This is how Earth got oxygen in its atmosphere
What's the story
A study published in Nature Communications has revealed that phosphorus, a key nutrient for photosynthesis, played a major role in the rise of Earth's first major atmospheric oxygen surge over two billion years ago. The research was led by Dr. Matthew Dodd from the University of Western Australia's School of Earth and Oceans. The study shows how phosphorus pulses fueled blooms of photosynthetic microbes, which boosted the organic carbon burial and allowed oxygen to accumulate in the air.
Research findings
Study combined ancient carbonate rock archive with modeling
The study combined a global archive of ancient carbonate rocks with modeling to simulate the Earth's climate system.
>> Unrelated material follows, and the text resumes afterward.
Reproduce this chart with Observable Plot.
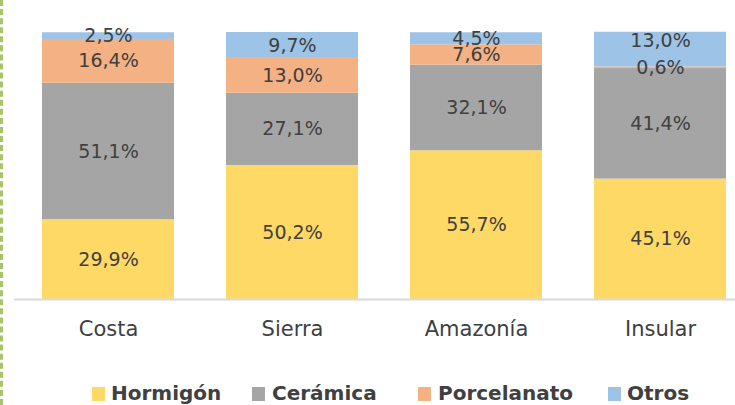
<!DOCTYPE html>
<html>
<head>
<meta charset="utf-8">
<script src="https://cdn.jsdelivr.net/npm/d3@7"></script>
<script src="https://cdn.jsdelivr.net/npm/@observablehq/plot@0.6"></script>
<style>
  html, body { margin: 0; padding: 0; background: #fff; }
  #wrap { position: relative; width: 732px; height: 405px; border-left: 3px dashed #A9C36A; overflow: hidden; }
  #chart { position: absolute; left: -3px; top: 0; }
  #legend { position: absolute; left: -3px; top: 380px; width: 735px; height: 25px; font-family: "DejaVu Sans", sans-serif; font-weight: bold; font-size: 20px; color: #404040; }
  .sw { position: absolute; top: 7px; width: 13px; height: 14px; }
  .lt { position: absolute; top: 0; white-space: nowrap; line-height: 26px; }
</style>
</head>
<body>
<div id="wrap"><div id="chart"></div><div id="legend"></div></div>
<script>
const regions = ["Costa", "Sierra", "Amazonía", "Insular"];
const materials = ["Hormigón", "Cerámica", "Porcelanato", "Otros"];
const hormigon = [29.9, 50.2, 55.7, 45.1];
const ceramica = [51.1, 27.1, 32.1, 41.4];
const porcelanato = [16.4, 13.0, 7.6, 0.6];
const otros = [2.5, 9.7, 4.5, 13.0];
const colors = ["#FFD966", "#A5A5A5", "#F4B183", "#9DC3E6"];

const series = [hormigon, ceramica, porcelanato, otros];
const data = [];
regions.forEach((r, i) => materials.forEach((m, j) => data.push({region: r, material: m, value: series[j][i]})));

const fmt = v => v.toFixed(1).replace(".", ",") + "%";
const stackOpts = {x: "region", y: "value", z: "material", order: materials};
const font = "'DejaVu Sans', sans-serif";

const nudged = d => d.region === "Insular" && d.material === "Otros";

const chart = Plot.plot({
  width: 735,
  height: 350,
  marginTop: 32,
  marginBottom: 51,
  marginLeft: 14,
  marginRight: 0,
  style: {fontFamily: font, color: "#404040", background: "transparent"},
  x: {domain: regions, range: [14, 753], paddingInner: 0.285, paddingOuter: 0.1425, label: null},
  y: {domain: [0, 100], axis: null},
  color: {domain: materials, range: colors},
  marks: [
    Plot.barY(data, Plot.stackY({...stackOpts, fill: "material"})),
    Plot.ruleY([0], {stroke: "#D9D9D9", strokeWidth: 2}),
    Plot.text(data, Plot.stackY({...stackOpts, text: d => nudged(d) ? null : fmt(d.value), fill: "#404040", fontSize: 19})),
    Plot.text(data, Plot.stackY({...stackOpts, text: d => nudged(d) ? fmt(d.value) : null, fill: "#404040", fontSize: 19, dy: -9})),
    Plot.axisX({tickSize: 0, tickPadding: 22, fontSize: 21, fill: "#404040", label: null})
  ]
});
document.getElementById("chart").appendChild(chart);

const swatchX = [92, 252, 418, 608];
const textX = [111, 272, 438, 627];
const legend = document.getElementById("legend");
materials.forEach((m, j) => {
  const sw = document.createElement("div");
  sw.className = "sw";
  sw.style.left = swatchX[j] + "px";
  sw.style.background = colors[j];
  legend.appendChild(sw);
  const t = document.createElement("div");
  t.className = "lt";
  t.style.left = textX[j] + "px";
  t.textContent = m;
  legend.appendChild(t);
});
</script>
</body>
</html>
It showed that the ocean phosphorus and atmospheric oxygen rose and fell together during the Great Oxidation Event. The team measured carbonate-associated phosphate, a proxy for dissolved seawater phosphate, which tracked carbon isotope signals recording biological productivity and carbon burial.
Experimental validation
Transient boosts in phosphorus delivery replicated rapid oxygenation
Thousands of model experiments showed that transient boosts in phosphorus delivery to the oceans replicated both rapid oxygenation and the distinctive isotope fingerprints in the rock record. "Oxygen is the hard currency of complex life and when phosphorus levels rose in the early oceans, photosynthesis revved up," Dr. Dodd said. He added that more organic carbon burial resulted in free atmospheric oxygen accumulation, marking Earth's first major breath.
Future prospects
Research offers testable biological pathway for creating, sustaining oxygen
The study's results have implications for creating sustainable oxygen levels on Earth and provide a guide for astrobiologists. "Astronomers increasingly treat oxygen-rich atmospheres as prime targets in the search for life beyond Earth, but oxygen can, in principle, arise without biology," Dr. Dodd said. He added that their research offers a testable biological pathway for creating and sustaining oxygen on living worlds and offers a framework for interpreting oxygen detections on exoplanets.